James addresses this question further when he writes, “My brothers and sisters, do you with your acts of favoritism really believe in our glorious Lord Jesus Christ?” Apparently they were elevating the rich and further marginalizing the poor. They were judging people based on their wallets, treating people as outcasts and losers based on how many shekels they had. Surely that doesn’t happen any more? Proverbs says that the LORD pleads the case of the poor; Jesus says blessed are the poor, but the church members looked down on them.

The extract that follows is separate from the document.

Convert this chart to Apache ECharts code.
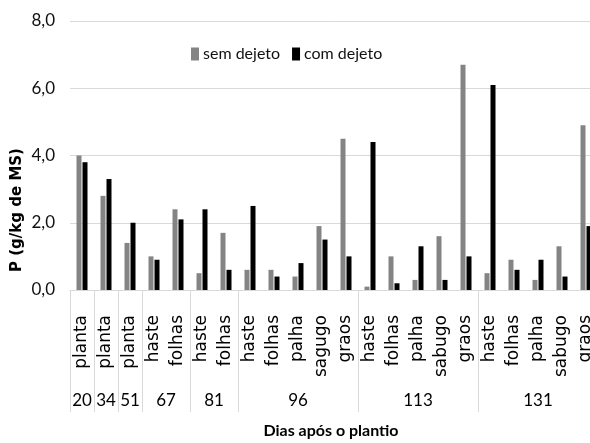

James goes further: when we break one part of the law we break the whole law. Do we love our neighbors as ourselves? And I don’t mean the ones who vote the same way as us, or who spend money the same way, read the same books, have the same view on guns, take the same paper, support the same teams…I mean the ones who are entirely different from us: the ones who voted for our candidate’s opponent, the ones not from America, the ones who have no money, the ones who have different skin color, the ones who believe there is no God…the ones we consider losers, outcasts, sinners. Do we love them? If we don’t love them then we are guilty of breaking one of the two great commandments.

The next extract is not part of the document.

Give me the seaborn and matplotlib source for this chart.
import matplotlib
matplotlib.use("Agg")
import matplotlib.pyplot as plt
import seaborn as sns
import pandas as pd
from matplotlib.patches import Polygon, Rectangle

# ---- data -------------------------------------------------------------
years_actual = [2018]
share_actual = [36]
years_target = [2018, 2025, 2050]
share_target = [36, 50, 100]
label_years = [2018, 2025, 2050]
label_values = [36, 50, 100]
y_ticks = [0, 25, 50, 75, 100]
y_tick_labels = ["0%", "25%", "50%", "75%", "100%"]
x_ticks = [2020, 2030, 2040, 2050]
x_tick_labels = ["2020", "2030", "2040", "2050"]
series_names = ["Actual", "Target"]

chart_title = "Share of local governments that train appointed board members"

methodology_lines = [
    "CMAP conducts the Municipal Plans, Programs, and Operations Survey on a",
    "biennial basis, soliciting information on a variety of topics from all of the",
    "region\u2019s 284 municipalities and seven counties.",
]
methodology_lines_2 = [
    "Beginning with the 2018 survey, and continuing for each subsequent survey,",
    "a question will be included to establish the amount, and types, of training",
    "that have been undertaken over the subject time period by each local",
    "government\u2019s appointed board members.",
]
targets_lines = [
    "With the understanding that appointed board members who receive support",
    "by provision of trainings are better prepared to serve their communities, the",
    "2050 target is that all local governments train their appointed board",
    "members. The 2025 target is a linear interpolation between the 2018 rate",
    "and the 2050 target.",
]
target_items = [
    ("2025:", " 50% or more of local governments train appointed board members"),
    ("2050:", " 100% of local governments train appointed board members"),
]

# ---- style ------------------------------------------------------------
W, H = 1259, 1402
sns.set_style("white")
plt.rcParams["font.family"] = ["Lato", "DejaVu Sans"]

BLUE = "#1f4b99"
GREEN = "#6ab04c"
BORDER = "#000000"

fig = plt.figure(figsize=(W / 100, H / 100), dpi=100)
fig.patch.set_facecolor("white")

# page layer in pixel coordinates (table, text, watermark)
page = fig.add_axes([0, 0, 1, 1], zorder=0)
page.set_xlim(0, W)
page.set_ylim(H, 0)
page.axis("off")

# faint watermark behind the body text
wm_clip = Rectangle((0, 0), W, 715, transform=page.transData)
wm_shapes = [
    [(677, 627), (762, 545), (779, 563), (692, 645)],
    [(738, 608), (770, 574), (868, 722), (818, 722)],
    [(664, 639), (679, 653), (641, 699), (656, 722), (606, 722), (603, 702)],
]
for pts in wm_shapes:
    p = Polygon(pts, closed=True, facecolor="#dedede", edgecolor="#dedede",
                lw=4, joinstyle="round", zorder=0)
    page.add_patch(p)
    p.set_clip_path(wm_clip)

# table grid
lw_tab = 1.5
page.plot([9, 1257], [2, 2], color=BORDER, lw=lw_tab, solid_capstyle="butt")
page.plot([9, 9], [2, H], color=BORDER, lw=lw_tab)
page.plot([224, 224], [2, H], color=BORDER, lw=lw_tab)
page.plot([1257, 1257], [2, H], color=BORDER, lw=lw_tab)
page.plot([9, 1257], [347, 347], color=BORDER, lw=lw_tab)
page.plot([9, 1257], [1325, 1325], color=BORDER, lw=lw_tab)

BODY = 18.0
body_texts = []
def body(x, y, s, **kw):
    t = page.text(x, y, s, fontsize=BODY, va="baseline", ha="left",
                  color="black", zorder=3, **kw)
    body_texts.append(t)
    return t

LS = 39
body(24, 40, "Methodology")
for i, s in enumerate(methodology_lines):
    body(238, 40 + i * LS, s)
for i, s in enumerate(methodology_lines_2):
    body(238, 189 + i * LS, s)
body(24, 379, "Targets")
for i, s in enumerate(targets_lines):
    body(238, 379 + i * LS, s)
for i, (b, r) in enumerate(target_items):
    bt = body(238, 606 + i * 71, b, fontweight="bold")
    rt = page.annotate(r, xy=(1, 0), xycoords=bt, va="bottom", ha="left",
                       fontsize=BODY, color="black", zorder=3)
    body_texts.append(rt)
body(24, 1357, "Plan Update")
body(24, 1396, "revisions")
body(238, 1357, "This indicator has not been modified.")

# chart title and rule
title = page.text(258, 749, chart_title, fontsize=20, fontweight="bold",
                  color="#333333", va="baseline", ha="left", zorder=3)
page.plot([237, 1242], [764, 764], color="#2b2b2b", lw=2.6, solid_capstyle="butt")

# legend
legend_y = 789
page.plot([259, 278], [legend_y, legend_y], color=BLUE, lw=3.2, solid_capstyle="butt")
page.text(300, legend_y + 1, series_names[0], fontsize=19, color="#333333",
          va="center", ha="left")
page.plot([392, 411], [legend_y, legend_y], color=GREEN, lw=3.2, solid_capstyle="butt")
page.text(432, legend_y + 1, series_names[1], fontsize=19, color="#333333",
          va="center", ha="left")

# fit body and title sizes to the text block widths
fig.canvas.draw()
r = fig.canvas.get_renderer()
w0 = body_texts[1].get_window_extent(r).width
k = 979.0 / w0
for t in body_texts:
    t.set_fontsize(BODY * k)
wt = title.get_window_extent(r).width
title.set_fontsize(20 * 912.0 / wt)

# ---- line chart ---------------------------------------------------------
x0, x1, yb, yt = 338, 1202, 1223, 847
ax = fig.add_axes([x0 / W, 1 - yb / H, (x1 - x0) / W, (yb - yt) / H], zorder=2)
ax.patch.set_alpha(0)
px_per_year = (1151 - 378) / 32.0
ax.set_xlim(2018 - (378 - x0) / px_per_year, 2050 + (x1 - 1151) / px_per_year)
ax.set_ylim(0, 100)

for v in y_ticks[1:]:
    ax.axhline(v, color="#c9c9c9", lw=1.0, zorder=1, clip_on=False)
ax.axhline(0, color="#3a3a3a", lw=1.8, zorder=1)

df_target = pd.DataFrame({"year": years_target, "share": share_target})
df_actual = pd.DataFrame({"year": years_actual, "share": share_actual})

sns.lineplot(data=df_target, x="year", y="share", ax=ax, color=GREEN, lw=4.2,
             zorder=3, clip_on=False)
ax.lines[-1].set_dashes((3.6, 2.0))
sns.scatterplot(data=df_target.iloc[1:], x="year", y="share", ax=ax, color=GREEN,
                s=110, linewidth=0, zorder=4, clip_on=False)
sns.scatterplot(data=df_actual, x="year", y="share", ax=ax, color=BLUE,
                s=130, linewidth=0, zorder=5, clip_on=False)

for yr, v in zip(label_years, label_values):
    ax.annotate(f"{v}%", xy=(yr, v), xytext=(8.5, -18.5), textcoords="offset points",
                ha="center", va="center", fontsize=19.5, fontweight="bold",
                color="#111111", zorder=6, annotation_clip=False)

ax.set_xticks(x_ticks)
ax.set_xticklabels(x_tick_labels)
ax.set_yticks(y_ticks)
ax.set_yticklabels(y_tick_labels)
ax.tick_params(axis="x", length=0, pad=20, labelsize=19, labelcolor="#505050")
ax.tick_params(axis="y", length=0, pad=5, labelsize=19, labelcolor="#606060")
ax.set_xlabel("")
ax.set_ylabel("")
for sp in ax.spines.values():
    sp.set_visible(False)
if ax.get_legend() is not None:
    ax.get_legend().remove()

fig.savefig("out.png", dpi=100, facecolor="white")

Let’s hop back to Mark with the second part of the Collect in mind: so you never forsake those who make their boast of your mercy. Jesus moves on from Tyre into the region of the Decapolis. This is not the first time we have heard of this place. Meaning “ten cities,” the Decapolis was mentioned earlier in Mark 5 when Jesus cast the legion of demons out of the Gerasene demoniac. The man formerly known as the demoniac, another outcast, is now healed and wants to follow Jesus. However, Jesus tells him instead to go. Jesus says, “Go home to your friends, and tell them how much the Lord has done for you, and what mercy he has shown you.” Where does this man go? To the Decapolis, Gentile country, enemy occupied territory. And he goes proclaiming the good news, boasting of God’s mercy.
We should not be surprised, then, that people bring Jesus a deaf man with a speech impediment – yet another outcast in need of healing – because everyone knows about Jesus by this point due to this man’s big mouth! Despite Jesus’ attempts to stay low-key, his miracles and mighty acts cannot be silenced, hidden, or ignored. The actual healing is important, of course, but it’s the man’s response that is truly significant for us…
Jesus tells the observers to be quiet “but the more he ordered them, the more zealously they proclaimed it. They were astounded beyond measure, saying, ‘He has done everything well; he even makes the deaf to hear and the mute to speak.’” They are boasting of God’s mercy. They are proclaiming his powerful works.
How has God been present and merciful in your life?
When have you experienced God’s love, protection, or provision?
When have you seen God act in the world?
Have you told someone else about it?
Each of us has experienced events which cannot be described apart from God’s presence. Perhaps it was healing or comfort in the face of grief or provision and protection. Whatever it was…you know what I’m talking about.
We cannot let this become an “us versus them” sermon where we are winners and others are losers. The reality is that we were all losers, enemies of God because of our sins, and by his gracious mercy and merciful grace, we have been saved, cleansed, rescued, redeemed. The beautiful scandal and scandalous beauty of the gospel is that all of the losers are getting in.
In the kingdom of God, the poor become rich, the weak become strong, the “wrong ones” become the right ones, outsiders become insiders, the unclean become clean, orphans become adopted, the dead are brought back to life, “losers” become winners.
Our invitation from Jesus this morning is the same one he issued to the Gerasene after healing him: “Go home to your friends, and tell them how much the Lord has done for you, and what mercy he has shown you.”
Those who have experienced God’s mercy are encouraged and expected to tell others about it. It’s one thing to say, “The Bible says,” but it’s far more powerful to say, “This is how God has shown up in my life.”
Think of the chain of events: Jesus heals the demoniac in Mark 5. He sends him on his way to the Decapolis to boast of God’s mercy. In Mark 7 we come back to the Decapolis where Jesus is now known, he heals again, and again they go out boasting of God’s mercy. This is how the Kingdom of God works: God uses ordinary men and women, sinners, ragamuffins, and losers like you and me, who experience God’s mercy, to then enact and announce God’s mercy.
Our call as a church is to become a holy place where people meet Jesus, a holy ground where men and women encounter the Living God, a holy people who boast in God’s mercy by telling others what God has done for us, and anointed and empowered by the Holy Spirit to show others who Jesus is.
At the end of “Losers,” Post puts it this way:
You might be lonely, but you’re never alone
You’re right here where you’re supposed to be
For us that “supposed to be place” isn’t a barstool, it is the foot of the cross where the ground is level, it is the arms of the father opened wide, it is the presence of Christ crucified and resurrected..
Without his merciful forgiveness and loving presence, we would still be losers, sinners, ragamuffins dead in our sins rather than gazing up at the savior from the foot of the cross.
This one’s for the losers, the outcasts and the sinners, the ain’t never been no winners.
This one’s for the second chancers, ragamuffins, and hot messes.
This one’s for folks like you and me who need salvation, who cry out, “Somebody save me.”